- _DATA BLOCK_:
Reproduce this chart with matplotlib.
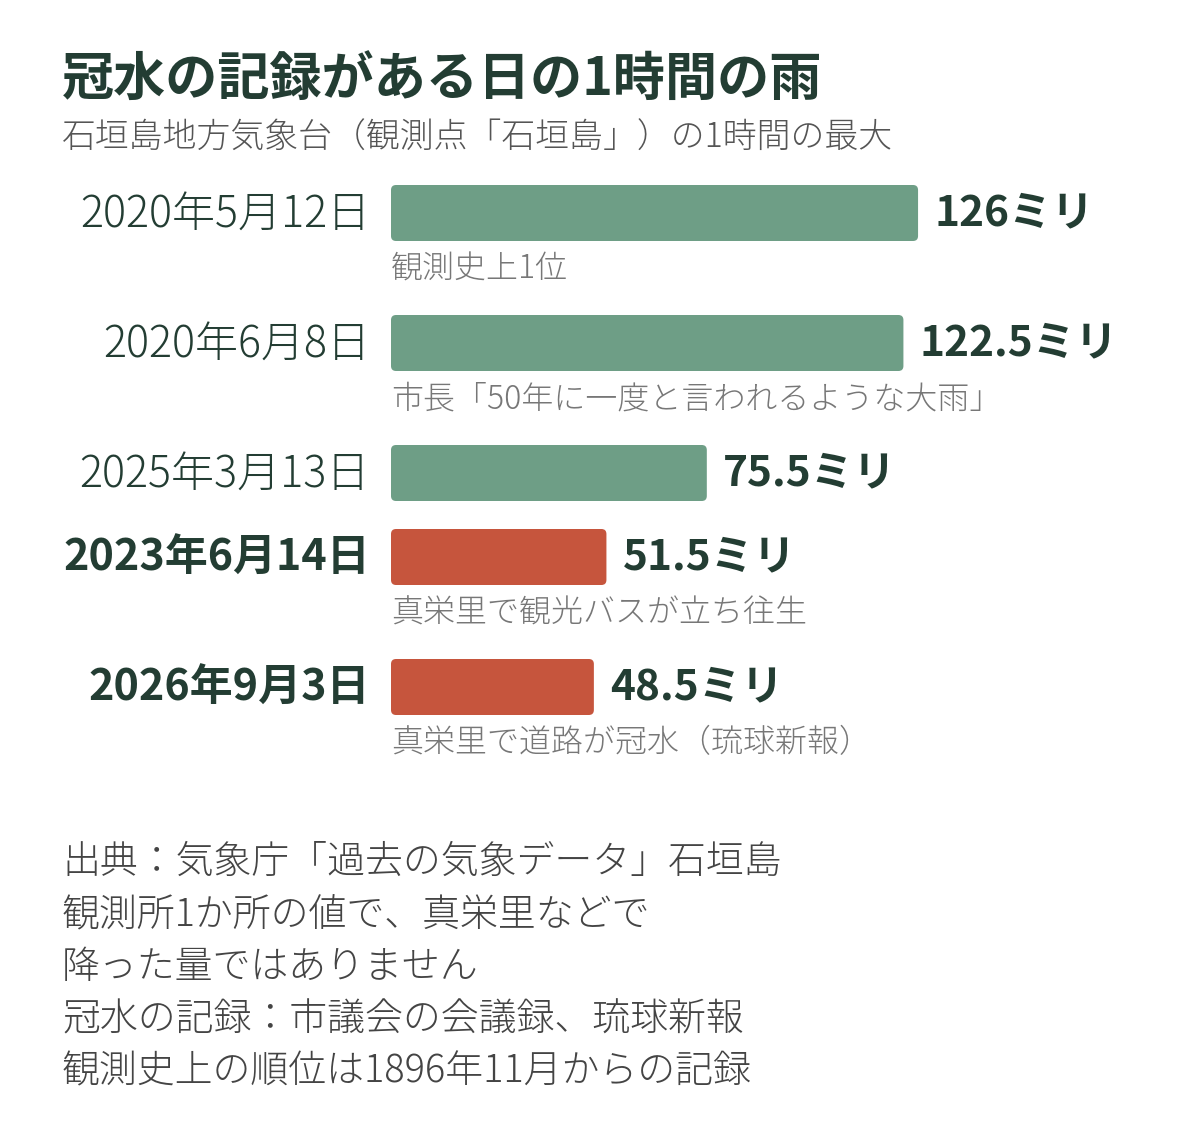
import matplotlib
matplotlib.use("Agg")
import matplotlib.pyplot as plt
from matplotlib.patches import FancyBboxPatch

plt.rcParams['font.family'] = ['Noto Sans CJK JP', 'DejaVu Sans']

# data
dates = ['2020年5月12日', '2020年6月8日', '2025年3月13日', '2023年6月14日', '2026年9月3日']
rain_mm = [126, 122.5, 75.5, 51.5, 48.5]
value_labels = ['126ミリ', '122.5ミリ', '75.5ミリ', '51.5ミリ', '48.5ミリ']
notes = ['観測史上1位', '市長「50年に一度と言われるような大雨」', '', '真栄里で観光バスが立ち往生',
         '真栄里で道路が冠水（琉球新報）']
flooded = [False, False, False, True, True]

title = '冠水の記録がある日の1時間の雨'
subtitle = '石垣島地方気象台（観測点「石垣島」）の1時間の最大'
footer = ['出典：気象庁「過去の気象データ」石垣島',
          '観測所1か所の値で、真栄里などで',
          '降った量ではありません',
          '冠水の記録：市議会の会議録、琉球新報',
          '観測史上の順位は1896年11月からの記録']

GREEN = '#6e9e86'
RED = '#c6553d'
DARK = '#233d33'
GRAY = '#555555'
NOTE = '#777777'

W, H = 1200, 1128
fig = plt.figure(figsize=(W / 100, H / 100), dpi=100)
fig.patch.set_facecolor('white')

# bars area: starts at x=391px, 4.18 px per mm
px_per_mm = 4.183
x0 = 391
ax = fig.add_axes([x0 / W, 0, (W - x0) / W, 1])
ax.set_xlim(0, (W - x0) / px_per_mm)
ax.set_ylim(H, 0)
ax.axis('off')

bar_y = [213, 343, 473, 557, 687]
bar_h = 56
colors = [RED if f else GREEN for f in flooded]
bars = ax.barh(bar_y, rain_mm, height=bar_h, color=colors)

# swap plain bars for rounded ones of the same size
for b, c in zip(bars, colors):
    bx, by, bw, bh = b.get_x(), b.get_y(), b.get_width(), b.get_height()
    b.remove()
    ax.add_patch(FancyBboxPatch((bx, by), bw, bh,
                                boxstyle='round,pad=0,rounding_size=1.2',
                                mutation_aspect=px_per_mm, fc=c, ec='none'))

lab_x = -21 / px_per_mm
for y, d, v, lab, n, f in zip(bar_y, dates, rain_mm, value_labels, notes, flooded):
    ax.text(lab_x, y + 1, d, ha='right', va='center', fontsize=31,
            color=DARK, fontweight='bold' if f else 'light')
    ax.text(v + 16 / px_per_mm, y, lab, ha='left', va='center', fontsize=30.5,
            color=DARK, fontweight='bold')
    if n:
        ax.text(0, y + 56, n, ha='left', va='center', fontsize=23,
                color=NOTE, fontweight='light')

fig.text(62 / W, 1 - 80 / H, title, ha='left', va='center', fontsize=37.5,
         fontweight='bold', color=DARK)
fig.text(62 / W, 1 - 138 / H, subtitle, ha='left', va='center', fontsize=24.4,
         fontweight='light', color=GRAY)

for i, line in enumerate(footer):
    fig.text(62 / W, 1 - (862 + i * 52.5) / H, line, ha='left', va='center',
             fontsize=27.3, fontweight='light', color='#444444')

fig.savefig('out.png', dpi=100, facecolor='white')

- _EXERCISE REQUIREMENTS_:
Reproduce the material above from its first line through the line containing "ax.axis('off')", both ends included, and skip every picture.

- _EXERCISE RESPONSE_:
Reproduce this chart with matplotlib.
import matplotlib
matplotlib.use("Agg")
import matplotlib.pyplot as plt
from matplotlib.patches import FancyBboxPatch

plt.rcParams['font.family'] = ['Noto Sans CJK JP', 'DejaVu Sans']

# data
dates = ['2020年5月12日', '2020年6月8日', '2025年3月13日', '2023年6月14日', '2026年9月3日']
rain_mm = [126, 122.5, 75.5, 51.5, 48.5]
value_labels = ['126ミリ', '122.5ミリ', '75.5ミリ', '51.5ミリ', '48.5ミリ']
notes = ['観測史上1位', '市長「50年に一度と言われるような大雨」', '', '真栄里で観光バスが立ち往生',
         '真栄里で道路が冠水（琉球新報）']
flooded = [False, False, False, True, True]

title = '冠水の記録がある日の1時間の雨'
subtitle = '石垣島地方気象台（観測点「石垣島」）の1時間の最大'
footer = ['出典：気象庁「過去の気象データ」石垣島',
          '観測所1か所の値で、真栄里などで',
          '降った量ではありません',
          '冠水の記録：市議会の会議録、琉球新報',
          '観測史上の順位は1896年11月からの記録']

GREEN = '#6e9e86'
RED = '#c6553d'
DARK = '#233d33'
GRAY = '#555555'
NOTE = '#777777'

W, H = 1200, 1128
fig = plt.figure(figsize=(W / 100, H / 100), dpi=100)
fig.patch.set_facecolor('white')

# bars area: starts at x=391px, 4.18 px per mm
px_per_mm = 4.183
x0 = 391
ax = fig.add_axes([x0 / W, 0, (W - x0) / W, 1])
ax.set_xlim(0, (W - x0) / px_per_mm)
ax.set_ylim(H, 0)
ax.axis('off')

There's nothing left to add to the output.